Today we’ve launched three new sites on Guardian Unlimited. Well, more correctly, we’ve redesigned and rebuilt our Science, Technology and Environment sites. Working for a media organisation, I can rely on people much more articulate than me to tell the stories better — see Alok Jha on Science, Alison Benjamin on Environment and (with more technical info than you can shake a memory stick at) Bobbie Johnson on Technology.
So I won’t repeat what they’ve said. Instead, I want to point to one tiny new feature which I’m unfeasibly excited about. It’s series. You know series. They’re those things which appear regularly in a paper or on a website.
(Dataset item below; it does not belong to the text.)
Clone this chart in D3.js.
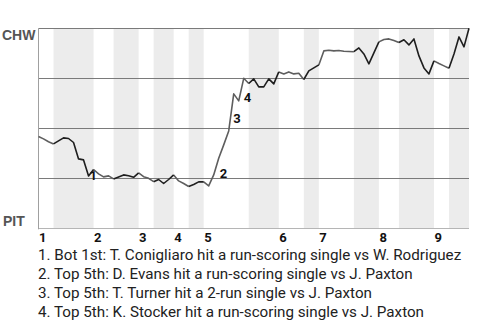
<!DOCTYPE html>
<html>
<head>
<meta charset="utf-8">
<script src="https://cdn.jsdelivr.net/npm/d3@7"></script>
<style>
  body { margin: 0; background: #fff; }
  svg { display: block; }
</style>
</head>
<body>
<div id="chart"></div>
<script>
// win probability for CHW (percent), one value per play
const winProb = [45.9, 44.7, 43.3, 42.2, 43.7, 45.2, 44.9, 42.9, 34.7, 34.2,
  26.2, 29.4, 27.2, 25.7, 26.2, 24.7, 25.7, 26.7, 26.3, 25.5,
  27.7, 25.8, 25.0, 23.3, 24.4, 22.4, 24.4, 26.7, 23.7, 22.4,
  20.9, 21.9, 23.2, 23.2, 21.2, 26.7, 35.0, 41.7, 48.7, 67.2,
  63.7, 75.0, 72.4, 74.7, 70.7, 70.7, 74.7, 72.2, 78.2, 77.2,
  78.2, 77.2, 77.5, 74.4, 78.7, 80.2, 81.7, 88.7, 89.0, 88.7,
  88.9, 88.5, 88.4, 88.3, 90.2, 87.2, 82.2, 87.7, 93.2, 94.4,
  94.7, 93.9, 92.9, 94.3, 91.7, 94.7, 86.2, 80.2, 77.2, 83.7,
  82.4, 81.2, 80.0, 87.2, 95.7, 90.7, 100];

// play index where each half-inning starts (last entry = end of game)
const halfStarts = [0, 3, 11, 15, 20, 23, 27, 30, 33, 42, 48, 53, 56, 63, 68, 72, 79, 82, 86];
const innings = ["1", "2", "3", "4", "5", "6", "7", "8", "9"];
const gridVals = [25, 50, 75, 100];

// key plays: number, play index reached after the event
const keyPlays = [1, 2, 3, 4];
const keyIdx = [10, 35, 39, 41];
const notes = [
  "1. Bot 1st: T. Conigliaro hit a run-scoring single vs W. Rodriguez",
  "2. Top 5th: D. Evans hit a run-scoring single vs J. Paxton",
  "3. Top 5th: T. Turner hit a 2-run single vs J. Paxton",
  "4. Top 5th: K. Stocker hit a run-scoring single vs J. Paxton"
];
const teams = ["CHW", "PIT"];

const W = 480, H = 320;
const plot = { left: 38.5, right: 469, top: 28.3, bottom: 228.3 };

const svg = d3.select("#chart").append("svg")
  .attr("width", W)
  .attr("height", H);

const x = d3.scaleLinear().domain([0, winProb.length - 1]).range([plot.left, plot.right]);
const y = d3.scaleLinear().domain([0, 100]).range([plot.bottom, plot.top]);

// shade bottom halves
const halves = d3.range(halfStarts.length - 1).map(i => ({ s: halfStarts[i], e: halfStarts[i + 1], bottom: i % 2 == 1 }));

svg.append("g")
  .selectAll("rect")
  .data(halves.filter(d => d.bottom))
  .join("rect")
  .attr("x", d => x(d.s))
  .attr("y", y(100))
  .attr("width", d => x(d.e) - x(d.s))
  .attr("height", y(0) - y(100))
  .attr("fill", "#ececec");

// grid lines
svg.append("g")
  .selectAll("line")
  .data(gridVals)
  .join("line")
  .attr("x1", plot.left)
  .attr("x2", plot.right)
  .attr("y1", d => Math.round(y(d)) + 0.5)
  .attr("y2", d => Math.round(y(d)) + 0.5)
  .attr("stroke", "#7a7a7a")
  .attr("stroke-width", 1);

svg.append("line")
  .attr("x1", plot.left).attr("x2", plot.right)
  .attr("y1", Math.round(y(0)) + 0.5).attr("y2", Math.round(y(0)) + 0.5)
  .attr("stroke", "#b5b5b5");

svg.append("line")
  .attr("x1", plot.left).attr("x2", plot.left)
  .attr("y1", y(100)).attr("y2", y(0) + 1)
  .attr("stroke", "#a0a0a0");

// win probability line, one piece per half-inning
const line = d3.line()
  .x(d => x(d[0]))
  .y(d => y(d[1]));

svg.append("g")
  .selectAll("path")
  .data(halves.slice().sort((a, b) => a.bottom - b.bottom))
  .join("path")
  .attr("d", h => line(d3.range(h.s, h.e + 1).map(i => [i, winProb[i]])))
  .attr("fill", "none")
  .attr("stroke", h => h.bottom ? "#1e1e1e" : "#5e5e5e")
  .attr("stroke-width", 1.6)
  .attr("stroke-linejoin", "round");

// key play markers
const labelDx = [1, 6, -0.5, 0];
const labelDy = [4.5, 3.5, 29, 24];
svg.append("g")
  .selectAll("text")
  .data(keyPlays)
  .join("text")
  .attr("x", (d, i) => x(keyIdx[i]) + labelDx[i])
  .attr("y", (d, i) => y(winProb[keyIdx[i]]) + labelDy[i])
  .attr("font-family", "Roboto, sans-serif")
  .attr("font-weight", "bold")
  .attr("font-size", 13)
  .attr("fill", "#111")
  .text(d => d);

// team labels
svg.append("text")
  .attr("x", 2).attr("y", 40)
  .attr("font-family", "'Liberation Sans', Arial, sans-serif")
  .attr("font-weight", "bold")
  .attr("font-size", 14)
  .attr("fill", "#555")
  .text(teams[0]);

svg.append("text")
  .attr("x", 3).attr("y", 225.5)
  .attr("font-family", "'Liberation Sans', Arial, sans-serif")
  .attr("font-weight", "bold")
  .attr("font-size", 14)
  .attr("fill", "#555")
  .text(teams[1]);

// inning labels
svg.append("g")
  .selectAll("text")
  .data(innings)
  .join("text")
  .attr("x", (d, i) => x(halfStarts[i * 2]) + 0.5)
  .attr("y", 242)
  .attr("font-family", "Roboto, sans-serif")
  .attr("font-weight", "bold")
  .attr("font-size", 13)
  .attr("fill", "#111")
  .text(d => d);

// notes
svg.append("g")
  .selectAll("text")
  .data(notes)
  .join("text")
  .attr("x", 38)
  .attr("y", (d, i) => 259.5 + i * 19)
  .attr("font-family", "Roboto, sans-serif")
  .attr("font-size", 15.2)
  .attr("fill", "#222")
  .text(d => d);
</script>
</body>
</html>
In our redesigned sites we’ve introduced series as a specific and distinct concept. For example, Bad Science is a weekly series by Ben Goldacre on pseudo-science. Ask Jack is a series in which Jack Schofield helps people with their computer problems. In the old world these articles would be gathered into their own sections and left at that. But a series is a little bit more than this. For one thing when you land on an article in a series it’s nice to know that it is one of a family. We now flag that at the side of the piece. For another thing, you should be able to navigate to the next and previous articles in the series. Again, this series-specific navigation appears with each piece.
It’s a very small thing, but to me it shows something fundamental and important: the software we’re producing really does match the way our writers and editors think. It is, for those in the know, a result of domain driven design. For everyone else, it’s simply software that does what you think it should do.